___ Collected material

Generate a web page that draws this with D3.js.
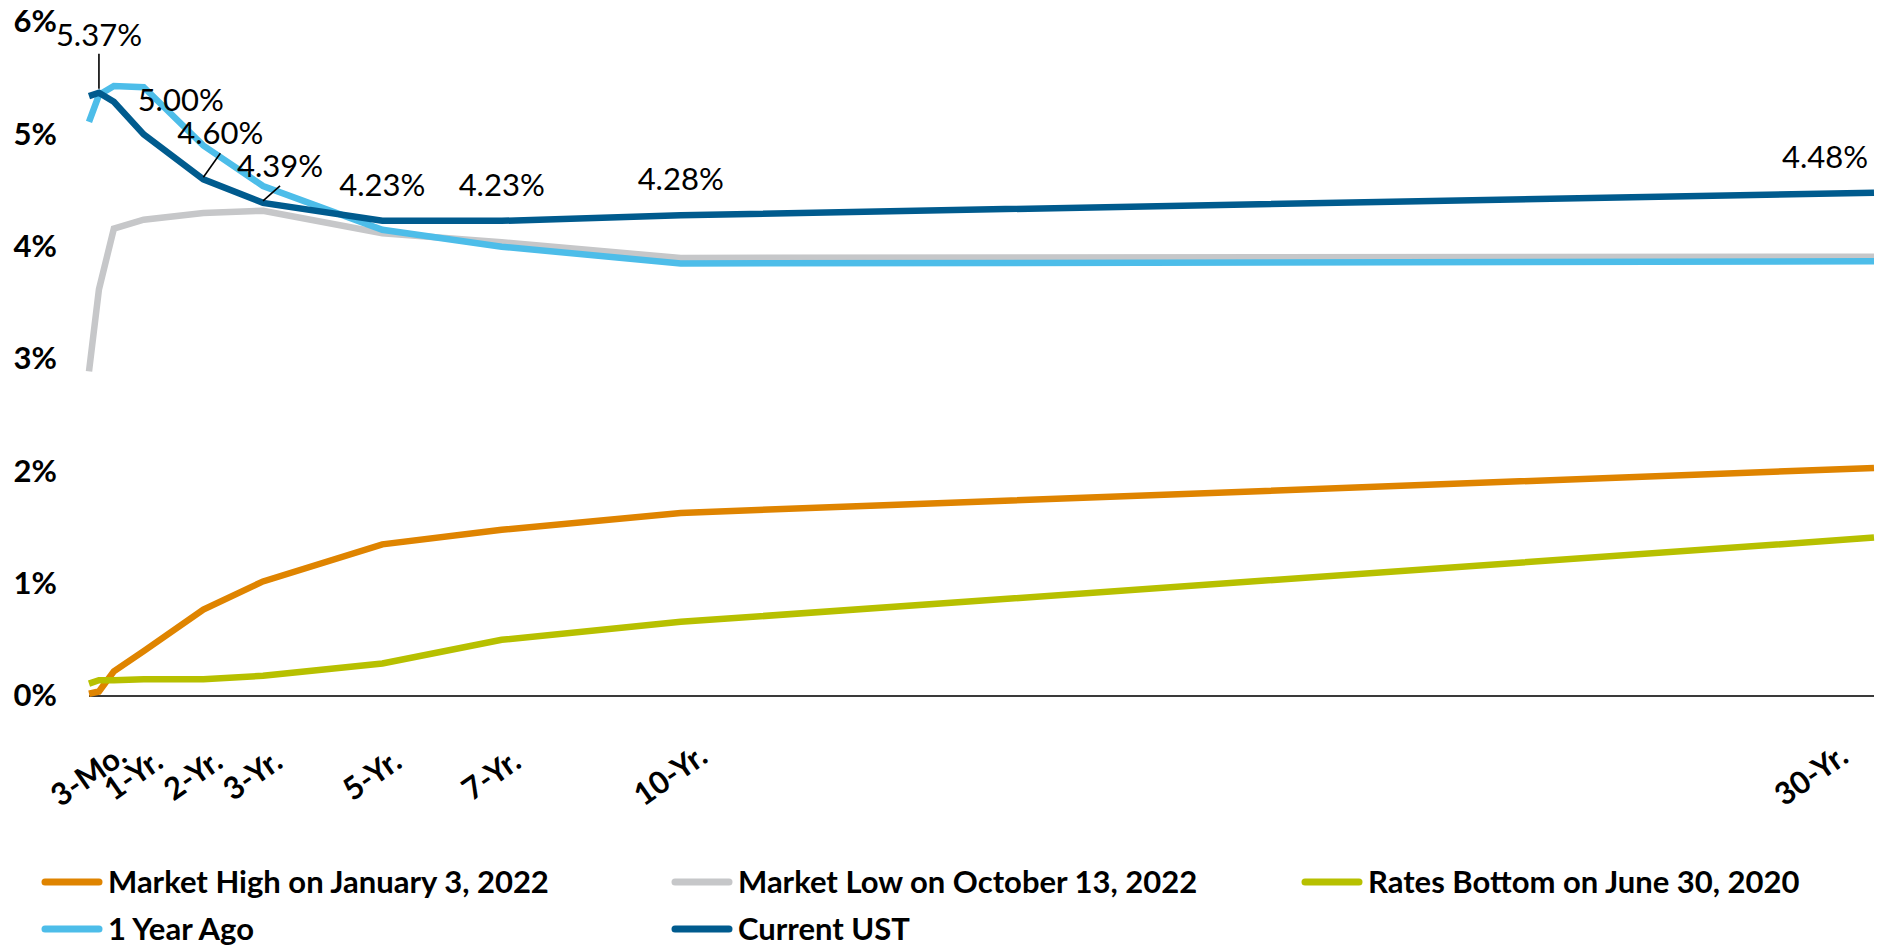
<!DOCTYPE html>
<html>
<head>
<meta charset="utf-8">
<script src="https://cdn.jsdelivr.net/npm/d3@7"></script>
<style>
  html, body { margin: 0; padding: 0; background: #fff; }
  svg { display: block; font-family: Lato, "Open Sans", sans-serif; }
</style>
</head>
<body>
<svg id="chart" width="1885" height="949"></svg>
<script>
// Treasury maturities, in years
const maturities = [1/12, 0.25, 0.5, 1, 2, 3, 5, 7, 10, 30];

// Yield curves (%)
const marketHigh  = [0.02, 0.04, 0.22, 0.40, 0.77, 1.02, 1.35, 1.48, 1.63, 2.03];
const marketLow   = [2.89, 3.62, 4.16, 4.24, 4.30, 4.32, 4.12, 4.04, 3.90, 3.91];
const ratesBottom = [0.11, 0.14, 0.14, 0.15, 0.15, 0.18, 0.29, 0.50, 0.66, 1.41];
const yearAgo     = [5.11, 5.35, 5.43, 5.42, 4.90, 4.54, 4.15, 4.00, 3.85, 3.87];
const currentUST  = [5.34, 5.37, 5.29, 5.00, 4.60, 4.39, 4.23, 4.23, 4.28, 4.48];

const seriesNames = [
  "Market High on January 3, 2022",
  "Market Low on October 13, 2022",
  "Rates Bottom on June 30, 2020",
  "1 Year Ago",
  "Current UST"
];
const seriesValues = [marketHigh, marketLow, ratesBottom, yearAgo, currentUST];
const seriesColors = ["#df8400", "#c6c7c9", "#b7c000", "#4dbde9", "#005b8e"];

// Axis labels
const tickMaturities = [0.25, 1, 2, 3, 5, 7, 10, 30];
const tickLabels = ["3-Mo.", "1-Yr.", "2-Yr.", "3-Yr.", "5-Yr.", "7-Yr.", "10-Yr.", "30-Yr."];
const yTicks = [0, 1, 2, 3, 4, 5, 6];

// Labelled points on the current curve, with label offsets and leader lines
const labelledMaturities = [0.25, 1, 2, 3, 5, 7, 10, 30];
const labelLayout = [
  { dx: 0,   dy: -58, leader: [0, -4, 0, -39] },
  { dx: 37,  dy: -34 },
  { dx: 17,  dy: -46, leader: [0, -2, 17, -26] },
  { dx: 17,  dy: -37, leader: [0, -2, 17, -17] },
  { dx: 0,   dy: -36 },
  { dx: 0,   dy: -36 },
  { dx: 0,   dy: -36 },
  { dx: -49, dy: -36 }
];

const svg = d3.select("#chart");
const FONT = 31;

const x = d3.scaleLinear().domain([1/12, 30]).range([89, 1874]);
const y = d3.scaleLinear().domain([0, 6]).range([696, 22]);

// Y axis: percentage labels only
const yAxis = svg.append("g")
  .attr("transform", `translate(${57},0)`)
  .call(d3.axisLeft(y).tickValues(yTicks).tickSize(0).tickPadding(0).tickFormat(d => d + "%"));
yAxis.select(".domain").remove();
yAxis.selectAll("text")
  .attr("font-family", "Lato, sans-serif")
  .attr("font-size", FONT)
  .attr("font-weight", 700)
  .attr("fill", "#000");

// Zero baseline
svg.append("line")
  .attr("x1", x.range()[0]).attr("x2", x.range()[1])
  .attr("y1", y(0)).attr("y2", y(0))
  .attr("stroke", "#3a3a3a").attr("stroke-width", 2);

// X axis: rotated maturity labels
const xAxis = svg.append("g")
  .attr("transform", `translate(0,${y(0)})`)
  .call(d3.axisBottom(x).tickValues(tickMaturities).tickSize(0)
    .tickFormat((d, i) => tickLabels[i]));
xAxis.select(".domain").remove();
const rightLimit = x.range()[1] - 22;
xAxis.selectAll(".tick").each(function () {
  const tick = d3.select(this);
  const t = tick.select("text")
    .attr("font-family", "Lato, sans-serif")
    .attr("font-size", FONT)
    .attr("font-weight", 700)
    .attr("fill", "#000")
    .attr("text-anchor", "middle")
    .attr("dy", "0.35em")
    .attr("y", 0);
  const w = t.node().getComputedTextLength();
  const tx = +tick.attr("transform").match(/translate\(([-\d.]+)/)[1];
  const half = (w / 2) * Math.cos(35 * Math.PI / 180) + 8;
  let cx = -11;
  if (tx + cx + half > rightLimit) cx = rightLimit - half - tx;
  t.attr("transform", `translate(${cx},${79}) rotate(-35)`);
});

// Curves
const line = d3.line()
  .x((d, i) => x(maturities[i]))
  .y(d => y(d));

svg.append("g").selectAll("path")
  .data(seriesValues)
  .join("path")
  .attr("d", line)
  .attr("fill", "none")
  .attr("stroke", (d, i) => seriesColors[i])
  .attr("stroke-width", 6.5)
  .attr("stroke-linejoin", "miter")
  .attr("stroke-linecap", "butt");

// Value labels on the current curve
const ann = svg.append("g");
labelledMaturities.forEach((m, i) => {
  const idx = maturities.indexOf(m);
  const px = x(m), py = y(currentUST[idx]);
  const L = labelLayout[i];
  if (L.leader) {
    ann.append("line")
      .attr("x1", px + L.leader[0]).attr("y1", py + L.leader[1])
      .attr("x2", px + L.leader[2]).attr("y2", py + L.leader[3])
      .attr("stroke", "#000").attr("stroke-width", 1.6);
  }
  ann.append("text")
    .attr("x", px + L.dx).attr("y", py + L.dy)
    .attr("dy", "0.35em")
    .attr("text-anchor", "middle")
    .attr("font-size", FONT)
    .attr("font-weight", 400)
    .attr("fill", "#000")
    .text(currentUST[idx].toFixed(2) + "%");
});

// Legend: three columns, two rows
const legend = svg.append("g").selectAll("g")
  .data(seriesNames)
  .join("g")
  .attr("transform", (d, i) => `translate(${42 + (i % 3) * 630},${882 + Math.floor(i / 3) * 47})`);
legend.append("line")
  .attr("x1", 3).attr("x2", 57).attr("y1", 0).attr("y2", 0)
  .attr("stroke", (d, i) => seriesColors[i])
  .attr("stroke-width", 7)
  .attr("stroke-linecap", "round");
legend.append("text")
  .attr("x", 66).attr("y", 0).attr("dy", "0.35em")
  .attr("font-size", FONT)
  .attr("font-weight", 700)
  .attr("fill", "#000")
  .text(d => d);
</script>
</body>
</html>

______

Repeat the material above in full and exactly, apart from the pictures.

Generate a web page that draws this with D3.js.
<!DOCTYPE html>
<html>
<head>
<meta charset="utf-8">
<script src="https://cdn.jsdelivr.net/npm/d3@7"></script>
<style>
  html, body { margin: 0; padding: 0; background: #fff; }
  svg { display: block; font-family: Lato, "Open Sans", sans-serif; }
</style>
</head>
<body>
<svg id="chart" width="1885" height="949"></svg>
<script>
// Treasury maturities, in years
const maturities = [1/12, 0.25, 0.5, 1, 2, 3, 5, 7, 10, 30];

// Yield curves (%)
const marketHigh  = [0.02, 0.04, 0.22, 0.40, 0.77, 1.02, 1.35, 1.48, 1.63, 2.03];
const marketLow   = [2.89, 3.62, 4.16, 4.24, 4.30, 4.32, 4.12, 4.04, 3.90, 3.91];
const ratesBottom = [0.11, 0.14, 0.14, 0.15, 0.15, 0.18, 0.29, 0.50, 0.66, 1.41];
const yearAgo     = [5.11, 5.35, 5.43, 5.42, 4.90, 4.54, 4.15, 4.00, 3.85, 3.87];
const currentUST  = [5.34, 5.37, 5.29, 5.00, 4.60, 4.39, 4.23, 4.23, 4.28, 4.48];

const seriesNames = [
  "Market High on January 3, 2022",
  "Market Low on October 13, 2022",
  "Rates Bottom on June 30, 2020",
  "1 Year Ago",
  "Current UST"
];
const seriesValues = [marketHigh, marketLow, ratesBottom, yearAgo, currentUST];
const seriesColors = ["#df8400", "#c6c7c9", "#b7c000", "#4dbde9", "#005b8e"];

// Axis labels
const tickMaturities = [0.25, 1, 2, 3, 5, 7, 10, 30];
const tickLabels = ["3-Mo.", "1-Yr.", "2-Yr.", "3-Yr.", "5-Yr.", "7-Yr.", "10-Yr.", "30-Yr."];
const yTicks = [0, 1, 2, 3, 4, 5, 6];

// Labelled points on the current curve, with label offsets and leader lines
const labelledMaturities = [0.25, 1, 2, 3, 5, 7, 10, 30];
const labelLayout = [
  { dx: 0,   dy: -58, leader: [0, -4, 0, -39] },
  { dx: 37,  dy: -34 },
  { dx: 17,  dy: -46, leader: [0, -2, 17, -26] },
  { dx: 17,  dy: -37, leader: [0, -2, 17, -17] },
  { dx: 0,   dy: -36 },
  { dx: 0,   dy: -36 },
  { dx: 0,   dy: -36 },
  { dx: -49, dy: -36 }
];

const svg = d3.select("#chart");
const FONT = 31;

const x = d3.scaleLinear().domain([1/12, 30]).range([89, 1874]);
const y = d3.scaleLinear().domain([0, 6]).range([696, 22]);

// Y axis: percentage labels only
const yAxis = svg.append("g")
  .attr("transform", `translate(${57},0)`)
  .call(d3.axisLeft(y).tickValues(yTicks).tickSize(0).tickPadding(0).tickFormat(d => d + "%"));
yAxis.select(".domain").remove();
yAxis.selectAll("text")
  .attr("font-family", "Lato, sans-serif")
  .attr("font-size", FONT)
  .attr("font-weight", 700)
  .attr("fill", "#000");

// Zero baseline
svg.append("line")
  .attr("x1", x.range()[0]).attr("x2", x.range()[1])
  .attr("y1", y(0)).attr("y2", y(0))
  .attr("stroke", "#3a3a3a").attr("stroke-width", 2);

// X axis: rotated maturity labels
const xAxis = svg.append("g")
  .attr("transform", `translate(0,${y(0)})`)
  .call(d3.axisBottom(x).tickValues(tickMaturities).tickSize(0)
    .tickFormat((d, i) => tickLabels[i]));
xAxis.select(".domain").remove();
const rightLimit = x.range()[1] - 22;
xAxis.selectAll(".tick").each(function () {
  const tick = d3.select(this);
  const t = tick.select("text")
    .attr("font-family", "Lato, sans-serif")
    .attr("font-size", FONT)
    .attr("font-weight", 700)
    .attr("fill", "#000")
    .attr("text-anchor", "middle")
    .attr("dy", "0.35em")
    .attr("y", 0);
  const w = t.node().getComputedTextLength();
  const tx = +tick.attr("transform").match(/translate\(([-\d.]+)/)[1];
  const half = (w / 2) * Math.cos(35 * Math.PI / 180) + 8;
  let cx = -11;
  if (tx + cx + half > rightLimit) cx = rightLimit - half - tx;
  t.attr("transform", `translate(${cx},${79}) rotate(-35)`);
});

// Curves
const line = d3.line()
  .x((d, i) => x(maturities[i]))
  .y(d => y(d));

svg.append("g").selectAll("path")
  .data(seriesValues)
  .join("path")
  .attr("d", line)
  .attr("fill", "none")
  .attr("stroke", (d, i) => seriesColors[i])
  .attr("stroke-width", 6.5)
  .attr("stroke-linejoin", "miter")
  .attr("stroke-linecap", "butt");

// Value labels on the current curve
const ann = svg.append("g");
labelledMaturities.forEach((m, i) => {
  const idx = maturities.indexOf(m);
  const px = x(m), py = y(currentUST[idx]);
  const L = labelLayout[i];
  if (L.leader) {
    ann.append("line")
      .attr("x1", px + L.leader[0]).attr("y1", py + L.leader[1])
      .attr("x2", px + L.leader[2]).attr("y2", py + L.leader[3])
      .attr("stroke", "#000").attr("stroke-width", 1.6);
  }
  ann.append("text")
    .attr("x", px + L.dx).attr("y", py + L.dy)
    .attr("dy", "0.35em")
    .attr("text-anchor", "middle")
    .attr("font-size", FONT)
    .attr("font-weight", 400)
    .attr("fill", "#000")
    .text(currentUST[idx].toFixed(2) + "%");
});

// Legend: three columns, two rows
const legend = svg.append("g").selectAll("g")
  .data(seriesNames)
  .join("g")
  .attr("transform", (d, i) => `translate(${42 + (i % 3) * 630},${882 + Math.floor(i / 3) * 47})`);
legend.append("line")
  .attr("x1", 3).attr("x2", 57).attr("y1", 0).attr("y2", 0)
  .attr("stroke", (d, i) => seriesColors[i])
  .attr("stroke-width", 7)
  .attr("stroke-linecap", "round");
legend.append("text")
  .attr("x", 66).attr("y", 0).attr("dy", "0.35em")
  .attr("font-size", FONT)
  .attr("font-weight", 700)
  .attr("fill", "#000")
  .text(d => d);
</script>
</body>
</html>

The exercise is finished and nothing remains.